Given task =
Examine the material below. Gather every line in which the string "this" appears.

*** Input data

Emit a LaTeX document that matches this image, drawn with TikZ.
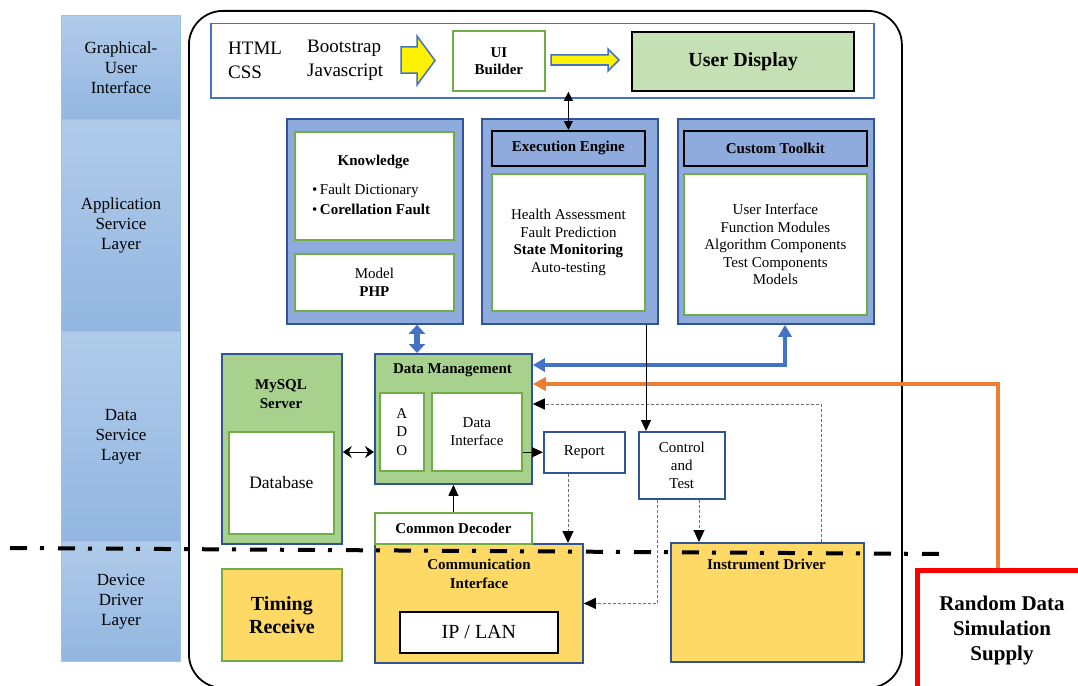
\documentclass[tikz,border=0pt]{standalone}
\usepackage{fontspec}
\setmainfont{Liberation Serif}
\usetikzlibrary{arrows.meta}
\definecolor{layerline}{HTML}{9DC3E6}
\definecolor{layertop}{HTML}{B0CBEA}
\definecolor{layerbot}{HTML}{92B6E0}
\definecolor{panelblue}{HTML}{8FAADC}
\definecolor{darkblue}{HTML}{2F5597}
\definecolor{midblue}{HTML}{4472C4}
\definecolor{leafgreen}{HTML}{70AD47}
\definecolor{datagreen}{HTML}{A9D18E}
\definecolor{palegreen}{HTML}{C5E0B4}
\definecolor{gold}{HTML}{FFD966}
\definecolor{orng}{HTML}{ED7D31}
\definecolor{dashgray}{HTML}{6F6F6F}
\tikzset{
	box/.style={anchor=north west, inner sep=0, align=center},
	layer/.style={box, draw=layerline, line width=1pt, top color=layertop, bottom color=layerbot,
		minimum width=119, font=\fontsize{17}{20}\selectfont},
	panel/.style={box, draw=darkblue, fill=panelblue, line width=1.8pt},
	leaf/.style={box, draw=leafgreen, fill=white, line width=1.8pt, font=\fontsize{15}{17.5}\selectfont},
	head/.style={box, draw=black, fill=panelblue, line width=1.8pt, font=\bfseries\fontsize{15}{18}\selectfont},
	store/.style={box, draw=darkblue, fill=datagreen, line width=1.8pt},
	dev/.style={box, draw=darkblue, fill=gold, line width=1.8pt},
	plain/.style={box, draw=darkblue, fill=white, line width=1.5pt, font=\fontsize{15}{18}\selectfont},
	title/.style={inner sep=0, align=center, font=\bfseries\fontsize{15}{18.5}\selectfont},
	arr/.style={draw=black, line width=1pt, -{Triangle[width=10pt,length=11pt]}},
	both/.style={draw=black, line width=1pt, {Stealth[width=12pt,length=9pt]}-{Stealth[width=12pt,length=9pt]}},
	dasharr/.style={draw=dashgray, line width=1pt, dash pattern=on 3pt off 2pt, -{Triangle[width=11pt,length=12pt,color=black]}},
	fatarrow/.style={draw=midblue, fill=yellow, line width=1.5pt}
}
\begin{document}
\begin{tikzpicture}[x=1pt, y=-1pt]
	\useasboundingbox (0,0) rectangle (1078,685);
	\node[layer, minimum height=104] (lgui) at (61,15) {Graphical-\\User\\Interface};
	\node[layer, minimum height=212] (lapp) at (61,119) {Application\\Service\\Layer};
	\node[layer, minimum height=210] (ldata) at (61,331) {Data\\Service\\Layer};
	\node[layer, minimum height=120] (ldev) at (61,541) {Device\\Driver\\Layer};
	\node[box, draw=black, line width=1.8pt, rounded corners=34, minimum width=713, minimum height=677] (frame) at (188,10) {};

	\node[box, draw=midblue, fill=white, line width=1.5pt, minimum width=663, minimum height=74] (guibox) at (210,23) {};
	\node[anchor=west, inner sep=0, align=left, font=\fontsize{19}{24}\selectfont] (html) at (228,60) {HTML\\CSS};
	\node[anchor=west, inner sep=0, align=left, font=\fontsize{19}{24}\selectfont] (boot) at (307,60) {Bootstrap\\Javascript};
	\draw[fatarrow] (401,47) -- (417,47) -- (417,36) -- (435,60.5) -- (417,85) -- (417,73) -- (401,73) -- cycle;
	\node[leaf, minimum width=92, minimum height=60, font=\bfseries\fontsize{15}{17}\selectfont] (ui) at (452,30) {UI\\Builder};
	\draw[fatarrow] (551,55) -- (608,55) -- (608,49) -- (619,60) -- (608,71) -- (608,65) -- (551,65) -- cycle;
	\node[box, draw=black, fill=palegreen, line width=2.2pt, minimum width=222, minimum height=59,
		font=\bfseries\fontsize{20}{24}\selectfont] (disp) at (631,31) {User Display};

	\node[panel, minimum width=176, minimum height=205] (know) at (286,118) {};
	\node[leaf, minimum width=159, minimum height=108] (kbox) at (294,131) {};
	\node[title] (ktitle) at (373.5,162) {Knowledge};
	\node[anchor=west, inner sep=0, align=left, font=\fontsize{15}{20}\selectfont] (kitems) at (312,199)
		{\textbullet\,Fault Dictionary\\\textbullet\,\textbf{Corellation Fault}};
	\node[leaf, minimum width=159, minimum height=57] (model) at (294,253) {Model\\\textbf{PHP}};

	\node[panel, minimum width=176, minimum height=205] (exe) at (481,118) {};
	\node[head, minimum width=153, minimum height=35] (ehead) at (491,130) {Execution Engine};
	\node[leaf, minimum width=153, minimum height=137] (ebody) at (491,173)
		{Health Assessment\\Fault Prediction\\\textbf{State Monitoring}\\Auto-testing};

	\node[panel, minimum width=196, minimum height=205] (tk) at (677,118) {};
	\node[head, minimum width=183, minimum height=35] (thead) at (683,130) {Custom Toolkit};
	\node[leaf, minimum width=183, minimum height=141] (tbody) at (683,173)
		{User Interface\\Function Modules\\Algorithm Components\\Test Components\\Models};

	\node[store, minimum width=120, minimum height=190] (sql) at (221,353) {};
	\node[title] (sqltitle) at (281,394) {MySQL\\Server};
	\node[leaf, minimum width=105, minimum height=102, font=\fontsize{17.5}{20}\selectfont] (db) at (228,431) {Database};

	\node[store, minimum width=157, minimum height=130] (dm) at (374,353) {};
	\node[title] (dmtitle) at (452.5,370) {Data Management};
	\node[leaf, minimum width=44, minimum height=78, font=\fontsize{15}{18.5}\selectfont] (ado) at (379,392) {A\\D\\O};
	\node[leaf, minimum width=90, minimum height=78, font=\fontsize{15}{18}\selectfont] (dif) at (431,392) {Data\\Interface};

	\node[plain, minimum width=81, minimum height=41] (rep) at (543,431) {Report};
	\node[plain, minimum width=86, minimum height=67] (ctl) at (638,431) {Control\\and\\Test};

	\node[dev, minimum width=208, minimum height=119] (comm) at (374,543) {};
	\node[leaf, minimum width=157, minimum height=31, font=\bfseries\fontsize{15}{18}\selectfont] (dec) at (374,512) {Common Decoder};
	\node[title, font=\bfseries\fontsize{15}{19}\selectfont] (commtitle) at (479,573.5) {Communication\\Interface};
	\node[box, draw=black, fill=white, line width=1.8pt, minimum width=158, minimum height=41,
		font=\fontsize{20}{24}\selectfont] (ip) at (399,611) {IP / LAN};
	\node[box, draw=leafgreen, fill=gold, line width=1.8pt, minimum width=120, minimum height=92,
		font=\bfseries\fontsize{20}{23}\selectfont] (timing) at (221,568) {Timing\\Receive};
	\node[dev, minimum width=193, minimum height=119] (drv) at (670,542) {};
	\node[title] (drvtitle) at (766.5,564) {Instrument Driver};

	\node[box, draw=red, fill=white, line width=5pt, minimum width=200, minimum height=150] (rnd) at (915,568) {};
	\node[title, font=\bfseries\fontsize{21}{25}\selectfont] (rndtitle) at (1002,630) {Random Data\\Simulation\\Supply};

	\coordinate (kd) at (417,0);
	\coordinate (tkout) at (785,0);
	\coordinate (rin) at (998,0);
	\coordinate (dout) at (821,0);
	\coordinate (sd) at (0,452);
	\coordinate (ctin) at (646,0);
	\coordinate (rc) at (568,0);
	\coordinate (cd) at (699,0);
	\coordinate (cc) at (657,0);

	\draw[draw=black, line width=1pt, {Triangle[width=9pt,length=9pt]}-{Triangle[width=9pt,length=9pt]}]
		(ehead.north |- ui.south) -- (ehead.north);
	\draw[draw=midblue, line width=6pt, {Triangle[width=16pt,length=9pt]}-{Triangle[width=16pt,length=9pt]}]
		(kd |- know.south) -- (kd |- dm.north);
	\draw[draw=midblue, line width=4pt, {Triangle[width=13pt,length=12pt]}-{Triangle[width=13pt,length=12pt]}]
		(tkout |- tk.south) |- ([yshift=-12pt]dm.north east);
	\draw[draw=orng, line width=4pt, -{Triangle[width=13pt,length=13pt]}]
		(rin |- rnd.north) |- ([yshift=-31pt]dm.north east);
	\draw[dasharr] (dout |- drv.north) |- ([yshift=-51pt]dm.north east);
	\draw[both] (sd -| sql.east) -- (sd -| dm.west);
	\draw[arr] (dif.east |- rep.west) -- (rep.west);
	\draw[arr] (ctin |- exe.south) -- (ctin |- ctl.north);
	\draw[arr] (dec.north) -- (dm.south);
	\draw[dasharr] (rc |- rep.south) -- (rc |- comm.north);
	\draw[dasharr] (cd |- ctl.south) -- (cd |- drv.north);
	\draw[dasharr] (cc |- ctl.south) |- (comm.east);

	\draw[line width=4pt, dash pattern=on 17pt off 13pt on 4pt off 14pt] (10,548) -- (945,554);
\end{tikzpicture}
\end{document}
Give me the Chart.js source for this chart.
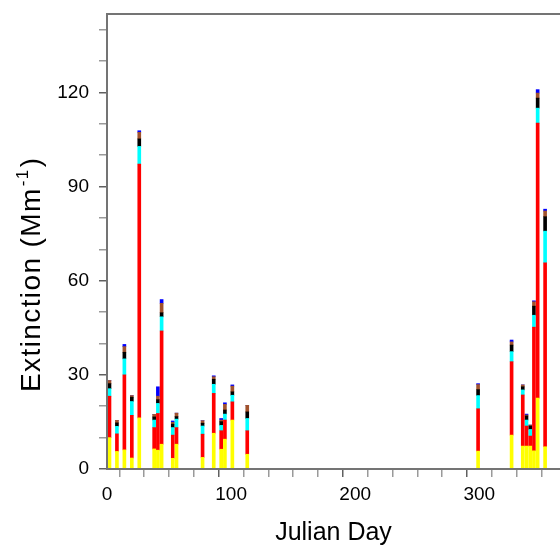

******

Task output =
Emit a LaTeX document that matches this image, drawn with TikZ.
Give me the Chart.js source for this chart.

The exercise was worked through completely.